- **RECORDS**:
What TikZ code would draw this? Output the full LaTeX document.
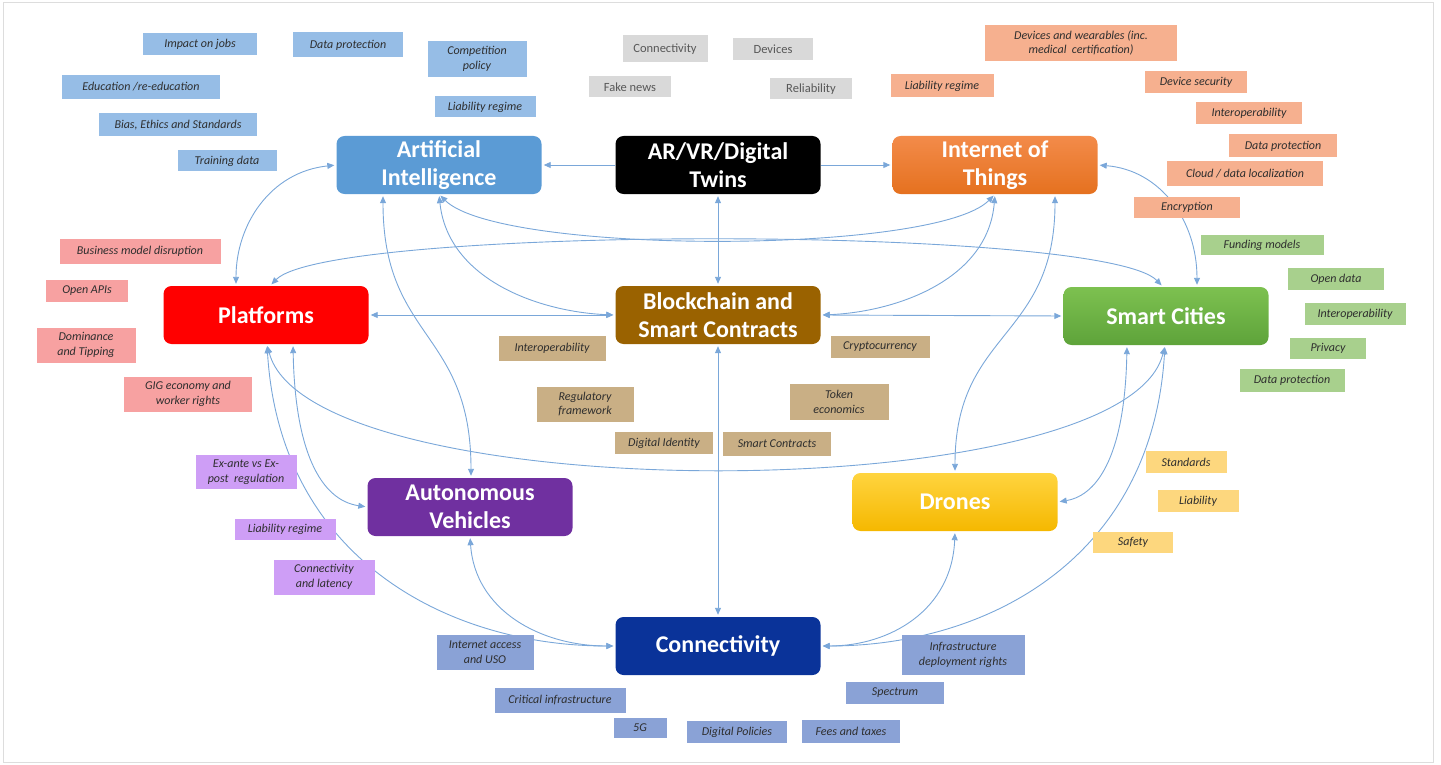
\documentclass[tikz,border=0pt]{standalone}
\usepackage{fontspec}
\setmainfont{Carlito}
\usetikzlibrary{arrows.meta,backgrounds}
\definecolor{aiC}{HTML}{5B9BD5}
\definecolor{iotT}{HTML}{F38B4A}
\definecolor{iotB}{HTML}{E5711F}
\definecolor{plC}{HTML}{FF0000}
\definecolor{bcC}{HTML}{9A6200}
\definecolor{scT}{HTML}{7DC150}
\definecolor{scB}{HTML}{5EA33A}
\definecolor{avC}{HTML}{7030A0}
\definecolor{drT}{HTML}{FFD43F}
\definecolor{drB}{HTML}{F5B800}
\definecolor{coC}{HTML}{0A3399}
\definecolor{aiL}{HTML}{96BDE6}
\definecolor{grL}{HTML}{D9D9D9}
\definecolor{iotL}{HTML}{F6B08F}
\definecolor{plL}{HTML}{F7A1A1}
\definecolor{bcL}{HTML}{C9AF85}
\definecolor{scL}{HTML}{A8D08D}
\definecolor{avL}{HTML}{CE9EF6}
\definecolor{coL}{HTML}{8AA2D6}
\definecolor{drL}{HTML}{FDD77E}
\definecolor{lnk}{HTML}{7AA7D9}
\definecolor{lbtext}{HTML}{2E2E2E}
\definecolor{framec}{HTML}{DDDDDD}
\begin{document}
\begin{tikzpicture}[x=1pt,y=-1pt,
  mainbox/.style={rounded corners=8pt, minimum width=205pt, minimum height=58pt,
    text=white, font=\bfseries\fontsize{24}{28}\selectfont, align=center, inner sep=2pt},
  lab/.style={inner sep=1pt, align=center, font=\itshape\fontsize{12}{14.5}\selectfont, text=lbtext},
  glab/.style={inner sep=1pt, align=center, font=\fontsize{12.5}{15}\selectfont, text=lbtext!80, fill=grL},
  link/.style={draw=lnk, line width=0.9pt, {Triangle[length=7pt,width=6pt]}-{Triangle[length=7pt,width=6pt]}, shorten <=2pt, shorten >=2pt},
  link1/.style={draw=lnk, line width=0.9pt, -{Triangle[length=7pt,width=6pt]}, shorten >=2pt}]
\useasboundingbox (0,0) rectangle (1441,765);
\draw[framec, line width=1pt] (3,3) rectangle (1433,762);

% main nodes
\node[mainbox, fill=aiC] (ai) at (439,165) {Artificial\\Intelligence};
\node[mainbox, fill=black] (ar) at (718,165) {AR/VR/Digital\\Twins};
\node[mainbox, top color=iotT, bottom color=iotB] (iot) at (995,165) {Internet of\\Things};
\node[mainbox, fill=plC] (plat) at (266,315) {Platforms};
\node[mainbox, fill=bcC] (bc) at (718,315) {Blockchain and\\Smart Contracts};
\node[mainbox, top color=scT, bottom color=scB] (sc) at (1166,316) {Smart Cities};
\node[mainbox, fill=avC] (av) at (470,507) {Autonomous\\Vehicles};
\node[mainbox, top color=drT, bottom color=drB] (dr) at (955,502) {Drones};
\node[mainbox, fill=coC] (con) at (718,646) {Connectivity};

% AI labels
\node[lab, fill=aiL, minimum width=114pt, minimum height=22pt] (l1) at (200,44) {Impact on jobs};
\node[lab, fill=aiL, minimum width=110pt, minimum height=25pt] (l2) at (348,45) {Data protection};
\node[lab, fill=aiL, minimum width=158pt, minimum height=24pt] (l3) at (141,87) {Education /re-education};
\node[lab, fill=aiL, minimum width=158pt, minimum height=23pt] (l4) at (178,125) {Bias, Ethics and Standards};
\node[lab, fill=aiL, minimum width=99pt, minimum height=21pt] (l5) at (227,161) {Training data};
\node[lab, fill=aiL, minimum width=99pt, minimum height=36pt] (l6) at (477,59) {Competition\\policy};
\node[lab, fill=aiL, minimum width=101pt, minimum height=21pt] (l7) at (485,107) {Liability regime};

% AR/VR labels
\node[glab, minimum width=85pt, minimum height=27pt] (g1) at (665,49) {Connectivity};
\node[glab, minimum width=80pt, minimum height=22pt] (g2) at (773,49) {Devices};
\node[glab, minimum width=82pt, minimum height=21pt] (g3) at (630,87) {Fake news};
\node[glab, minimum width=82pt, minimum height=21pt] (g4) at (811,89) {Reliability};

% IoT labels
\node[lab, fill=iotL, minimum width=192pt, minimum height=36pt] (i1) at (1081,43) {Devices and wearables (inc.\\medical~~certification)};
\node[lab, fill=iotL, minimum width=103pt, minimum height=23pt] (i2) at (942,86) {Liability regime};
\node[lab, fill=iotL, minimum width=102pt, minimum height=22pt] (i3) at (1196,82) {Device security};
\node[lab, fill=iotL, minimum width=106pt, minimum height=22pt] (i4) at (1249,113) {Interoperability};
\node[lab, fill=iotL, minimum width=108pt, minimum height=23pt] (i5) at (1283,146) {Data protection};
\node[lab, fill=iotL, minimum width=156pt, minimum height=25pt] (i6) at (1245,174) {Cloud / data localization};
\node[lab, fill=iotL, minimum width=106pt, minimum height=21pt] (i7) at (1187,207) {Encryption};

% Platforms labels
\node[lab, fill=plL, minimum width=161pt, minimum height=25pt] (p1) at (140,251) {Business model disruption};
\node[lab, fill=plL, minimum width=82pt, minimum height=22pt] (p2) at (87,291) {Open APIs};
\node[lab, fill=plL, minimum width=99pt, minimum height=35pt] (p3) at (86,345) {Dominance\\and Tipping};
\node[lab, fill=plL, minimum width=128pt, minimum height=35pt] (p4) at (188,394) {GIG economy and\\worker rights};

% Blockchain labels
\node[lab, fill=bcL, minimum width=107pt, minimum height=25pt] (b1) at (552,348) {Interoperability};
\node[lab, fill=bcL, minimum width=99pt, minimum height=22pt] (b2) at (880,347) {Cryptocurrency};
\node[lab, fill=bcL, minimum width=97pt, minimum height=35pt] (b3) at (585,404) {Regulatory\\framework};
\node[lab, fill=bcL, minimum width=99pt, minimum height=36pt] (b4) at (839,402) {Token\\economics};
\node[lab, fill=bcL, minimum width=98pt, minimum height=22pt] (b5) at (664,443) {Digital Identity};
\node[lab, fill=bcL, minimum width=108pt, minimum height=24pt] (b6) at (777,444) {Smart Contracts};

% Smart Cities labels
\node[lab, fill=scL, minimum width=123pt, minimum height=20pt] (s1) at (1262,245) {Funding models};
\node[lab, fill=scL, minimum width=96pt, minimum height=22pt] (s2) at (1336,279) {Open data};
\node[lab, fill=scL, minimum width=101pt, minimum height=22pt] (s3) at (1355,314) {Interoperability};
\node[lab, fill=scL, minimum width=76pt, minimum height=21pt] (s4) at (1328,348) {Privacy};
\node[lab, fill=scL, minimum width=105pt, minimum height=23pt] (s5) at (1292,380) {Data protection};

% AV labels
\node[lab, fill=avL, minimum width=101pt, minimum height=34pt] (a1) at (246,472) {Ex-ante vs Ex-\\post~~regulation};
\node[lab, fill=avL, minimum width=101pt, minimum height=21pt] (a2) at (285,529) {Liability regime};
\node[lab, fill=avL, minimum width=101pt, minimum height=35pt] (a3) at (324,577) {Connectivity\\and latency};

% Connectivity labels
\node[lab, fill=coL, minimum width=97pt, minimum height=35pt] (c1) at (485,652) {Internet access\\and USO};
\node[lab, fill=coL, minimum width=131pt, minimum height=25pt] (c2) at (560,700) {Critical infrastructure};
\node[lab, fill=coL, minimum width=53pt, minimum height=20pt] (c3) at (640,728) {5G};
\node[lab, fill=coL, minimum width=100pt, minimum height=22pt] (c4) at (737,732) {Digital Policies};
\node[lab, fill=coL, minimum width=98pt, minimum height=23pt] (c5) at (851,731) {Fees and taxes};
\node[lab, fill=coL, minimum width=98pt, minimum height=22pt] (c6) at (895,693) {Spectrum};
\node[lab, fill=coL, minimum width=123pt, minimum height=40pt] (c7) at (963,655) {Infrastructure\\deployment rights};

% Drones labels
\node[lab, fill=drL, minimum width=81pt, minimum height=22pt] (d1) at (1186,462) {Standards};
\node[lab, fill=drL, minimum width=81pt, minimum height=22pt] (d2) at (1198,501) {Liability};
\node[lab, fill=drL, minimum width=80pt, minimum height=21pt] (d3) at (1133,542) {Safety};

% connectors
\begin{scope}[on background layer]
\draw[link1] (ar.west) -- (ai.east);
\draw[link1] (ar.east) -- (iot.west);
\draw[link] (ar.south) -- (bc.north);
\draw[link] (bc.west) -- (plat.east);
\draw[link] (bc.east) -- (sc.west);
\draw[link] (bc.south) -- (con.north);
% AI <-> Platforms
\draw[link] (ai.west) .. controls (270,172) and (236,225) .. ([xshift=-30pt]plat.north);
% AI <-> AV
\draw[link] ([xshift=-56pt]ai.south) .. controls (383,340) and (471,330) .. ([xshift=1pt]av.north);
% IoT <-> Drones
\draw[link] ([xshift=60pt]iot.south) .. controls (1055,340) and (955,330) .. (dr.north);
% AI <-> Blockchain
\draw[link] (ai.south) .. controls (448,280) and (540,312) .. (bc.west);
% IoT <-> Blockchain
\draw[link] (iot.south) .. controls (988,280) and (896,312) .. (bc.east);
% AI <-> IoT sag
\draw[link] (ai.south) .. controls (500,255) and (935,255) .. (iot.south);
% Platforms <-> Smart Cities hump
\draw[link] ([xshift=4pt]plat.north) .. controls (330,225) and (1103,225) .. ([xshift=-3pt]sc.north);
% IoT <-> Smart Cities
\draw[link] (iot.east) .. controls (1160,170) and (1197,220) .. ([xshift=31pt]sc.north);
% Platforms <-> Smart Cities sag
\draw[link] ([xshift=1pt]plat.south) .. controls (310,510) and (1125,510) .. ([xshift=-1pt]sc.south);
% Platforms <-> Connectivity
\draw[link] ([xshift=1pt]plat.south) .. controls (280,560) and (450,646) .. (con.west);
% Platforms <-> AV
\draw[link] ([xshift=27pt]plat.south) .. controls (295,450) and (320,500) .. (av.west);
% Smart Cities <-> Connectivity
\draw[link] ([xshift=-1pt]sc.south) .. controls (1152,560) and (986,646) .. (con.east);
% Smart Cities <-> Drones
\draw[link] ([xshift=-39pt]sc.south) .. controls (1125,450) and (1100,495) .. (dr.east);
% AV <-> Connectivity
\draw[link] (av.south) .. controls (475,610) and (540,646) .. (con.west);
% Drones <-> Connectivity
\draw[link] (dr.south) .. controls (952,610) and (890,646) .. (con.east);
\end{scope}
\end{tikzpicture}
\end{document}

--

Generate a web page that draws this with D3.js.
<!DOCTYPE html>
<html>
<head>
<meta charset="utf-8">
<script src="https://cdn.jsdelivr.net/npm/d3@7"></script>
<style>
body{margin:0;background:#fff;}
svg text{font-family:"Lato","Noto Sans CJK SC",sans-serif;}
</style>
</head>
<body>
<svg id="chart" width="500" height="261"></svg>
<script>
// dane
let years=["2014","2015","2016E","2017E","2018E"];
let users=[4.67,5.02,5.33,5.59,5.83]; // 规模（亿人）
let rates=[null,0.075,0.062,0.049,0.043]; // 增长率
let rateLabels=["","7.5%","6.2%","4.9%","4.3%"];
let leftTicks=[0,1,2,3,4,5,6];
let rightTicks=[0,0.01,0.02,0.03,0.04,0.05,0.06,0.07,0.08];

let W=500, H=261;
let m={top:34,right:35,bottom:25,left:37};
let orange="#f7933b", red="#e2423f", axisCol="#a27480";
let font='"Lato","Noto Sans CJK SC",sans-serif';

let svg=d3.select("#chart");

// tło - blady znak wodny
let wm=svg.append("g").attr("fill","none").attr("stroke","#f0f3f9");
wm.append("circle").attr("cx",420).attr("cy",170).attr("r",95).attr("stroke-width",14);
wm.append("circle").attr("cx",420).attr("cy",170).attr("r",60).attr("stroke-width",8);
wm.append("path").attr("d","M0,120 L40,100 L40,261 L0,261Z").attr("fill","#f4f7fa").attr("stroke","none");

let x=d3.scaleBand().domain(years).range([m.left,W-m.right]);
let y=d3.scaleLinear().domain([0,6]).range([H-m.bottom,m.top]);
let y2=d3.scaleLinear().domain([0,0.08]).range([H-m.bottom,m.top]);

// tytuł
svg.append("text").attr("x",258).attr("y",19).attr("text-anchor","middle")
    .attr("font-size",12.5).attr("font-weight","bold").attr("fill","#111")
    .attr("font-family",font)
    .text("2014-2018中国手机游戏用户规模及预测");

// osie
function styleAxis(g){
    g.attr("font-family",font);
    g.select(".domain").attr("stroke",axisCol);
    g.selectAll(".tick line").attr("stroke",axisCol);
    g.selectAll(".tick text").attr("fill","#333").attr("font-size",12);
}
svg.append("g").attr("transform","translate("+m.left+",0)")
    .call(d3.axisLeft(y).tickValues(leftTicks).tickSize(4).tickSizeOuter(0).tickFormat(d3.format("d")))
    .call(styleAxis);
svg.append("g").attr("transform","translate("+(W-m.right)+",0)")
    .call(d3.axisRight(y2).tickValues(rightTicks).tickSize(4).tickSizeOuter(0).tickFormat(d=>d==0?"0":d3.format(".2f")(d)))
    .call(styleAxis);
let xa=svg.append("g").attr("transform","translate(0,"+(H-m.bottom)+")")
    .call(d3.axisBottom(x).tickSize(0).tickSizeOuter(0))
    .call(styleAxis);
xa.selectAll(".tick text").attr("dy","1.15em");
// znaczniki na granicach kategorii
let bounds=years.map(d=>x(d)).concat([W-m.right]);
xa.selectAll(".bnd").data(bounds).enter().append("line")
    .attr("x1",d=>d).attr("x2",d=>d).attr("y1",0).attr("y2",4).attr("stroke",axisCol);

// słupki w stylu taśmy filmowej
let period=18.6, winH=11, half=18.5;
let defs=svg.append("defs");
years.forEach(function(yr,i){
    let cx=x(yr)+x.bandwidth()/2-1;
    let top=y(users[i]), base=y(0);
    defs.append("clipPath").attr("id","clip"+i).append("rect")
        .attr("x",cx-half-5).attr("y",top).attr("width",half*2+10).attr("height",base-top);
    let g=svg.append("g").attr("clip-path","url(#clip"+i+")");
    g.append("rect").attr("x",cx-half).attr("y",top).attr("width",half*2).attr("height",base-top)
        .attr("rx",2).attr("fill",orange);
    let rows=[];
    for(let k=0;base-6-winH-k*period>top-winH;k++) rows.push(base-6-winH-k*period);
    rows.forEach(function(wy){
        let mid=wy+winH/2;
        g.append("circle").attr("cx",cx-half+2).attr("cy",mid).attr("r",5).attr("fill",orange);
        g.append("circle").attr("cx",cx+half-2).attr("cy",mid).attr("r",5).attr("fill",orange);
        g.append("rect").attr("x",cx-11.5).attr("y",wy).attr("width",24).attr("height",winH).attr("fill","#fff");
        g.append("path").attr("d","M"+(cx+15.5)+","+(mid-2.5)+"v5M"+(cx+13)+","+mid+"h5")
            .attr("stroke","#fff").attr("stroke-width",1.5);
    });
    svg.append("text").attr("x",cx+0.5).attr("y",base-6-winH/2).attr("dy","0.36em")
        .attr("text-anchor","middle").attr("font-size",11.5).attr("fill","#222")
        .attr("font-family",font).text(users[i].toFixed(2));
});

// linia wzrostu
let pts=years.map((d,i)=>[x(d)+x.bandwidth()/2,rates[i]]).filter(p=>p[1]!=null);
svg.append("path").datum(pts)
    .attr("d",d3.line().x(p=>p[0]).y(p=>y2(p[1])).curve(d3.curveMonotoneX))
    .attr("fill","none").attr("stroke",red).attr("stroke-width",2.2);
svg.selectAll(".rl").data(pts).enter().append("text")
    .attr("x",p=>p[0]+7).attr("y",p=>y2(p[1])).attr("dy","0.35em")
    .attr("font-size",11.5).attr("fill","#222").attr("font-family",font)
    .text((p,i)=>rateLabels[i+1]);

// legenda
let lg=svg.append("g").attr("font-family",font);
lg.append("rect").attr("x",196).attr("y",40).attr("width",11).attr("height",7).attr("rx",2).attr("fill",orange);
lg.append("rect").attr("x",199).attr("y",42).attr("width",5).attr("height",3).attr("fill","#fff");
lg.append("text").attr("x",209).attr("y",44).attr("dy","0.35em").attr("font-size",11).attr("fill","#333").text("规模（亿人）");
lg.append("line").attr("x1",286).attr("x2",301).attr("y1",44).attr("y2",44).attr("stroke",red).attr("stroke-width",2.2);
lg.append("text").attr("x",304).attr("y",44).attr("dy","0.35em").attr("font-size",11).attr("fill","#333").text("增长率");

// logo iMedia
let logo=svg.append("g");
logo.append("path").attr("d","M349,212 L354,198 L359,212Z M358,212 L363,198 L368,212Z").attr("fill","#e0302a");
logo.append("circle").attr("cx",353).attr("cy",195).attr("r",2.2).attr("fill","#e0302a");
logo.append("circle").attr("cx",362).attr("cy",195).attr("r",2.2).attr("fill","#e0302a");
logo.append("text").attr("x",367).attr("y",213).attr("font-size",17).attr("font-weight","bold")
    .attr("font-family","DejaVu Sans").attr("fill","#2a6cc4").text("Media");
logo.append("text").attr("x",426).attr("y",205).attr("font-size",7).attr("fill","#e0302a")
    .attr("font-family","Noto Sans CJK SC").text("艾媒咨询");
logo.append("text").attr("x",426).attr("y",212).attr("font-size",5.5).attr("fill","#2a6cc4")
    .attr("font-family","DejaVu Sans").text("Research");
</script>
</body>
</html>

- **SET PROBLEM**: Extract, without any images, the part of the material above that opens with the line containing "What TikZ code" and closes with the line containing "(3,3) rectangle (1433,762);", both lines included.

- **THE COMPLETED TASK**:
What TikZ code would draw this? Output the full LaTeX document.
\documentclass[tikz,border=0pt]{standalone}
\usepackage{fontspec}
\setmainfont{Carlito}
\usetikzlibrary{arrows.meta,backgrounds}
\definecolor{aiC}{HTML}{5B9BD5}
\definecolor{iotT}{HTML}{F38B4A}
\definecolor{iotB}{HTML}{E5711F}
\definecolor{plC}{HTML}{FF0000}
\definecolor{bcC}{HTML}{9A6200}
\definecolor{scT}{HTML}{7DC150}
\definecolor{scB}{HTML}{5EA33A}
\definecolor{avC}{HTML}{7030A0}
\definecolor{drT}{HTML}{FFD43F}
\definecolor{drB}{HTML}{F5B800}
\definecolor{coC}{HTML}{0A3399}
\definecolor{aiL}{HTML}{96BDE6}
\definecolor{grL}{HTML}{D9D9D9}
\definecolor{iotL}{HTML}{F6B08F}
\definecolor{plL}{HTML}{F7A1A1}
\definecolor{bcL}{HTML}{C9AF85}
\definecolor{scL}{HTML}{A8D08D}
\definecolor{avL}{HTML}{CE9EF6}
\definecolor{coL}{HTML}{8AA2D6}
\definecolor{drL}{HTML}{FDD77E}
\definecolor{lnk}{HTML}{7AA7D9}
\definecolor{lbtext}{HTML}{2E2E2E}
\definecolor{framec}{HTML}{DDDDDD}
\begin{document}
\begin{tikzpicture}[x=1pt,y=-1pt,
  mainbox/.style={rounded corners=8pt, minimum width=205pt, minimum height=58pt,
    text=white, font=\bfseries\fontsize{24}{28}\selectfont, align=center, inner sep=2pt},
  lab/.style={inner sep=1pt, align=center, font=\itshape\fontsize{12}{14.5}\selectfont, text=lbtext},
  glab/.style={inner sep=1pt, align=center, font=\fontsize{12.5}{15}\selectfont, text=lbtext!80, fill=grL},
  link/.style={draw=lnk, line width=0.9pt, {Triangle[length=7pt,width=6pt]}-{Triangle[length=7pt,width=6pt]}, shorten <=2pt, shorten >=2pt},
  link1/.style={draw=lnk, line width=0.9pt, -{Triangle[length=7pt,width=6pt]}, shorten >=2pt}]
\useasboundingbox (0,0) rectangle (1441,765);
\draw[framec, line width=1pt] (3,3) rectangle (1433,762);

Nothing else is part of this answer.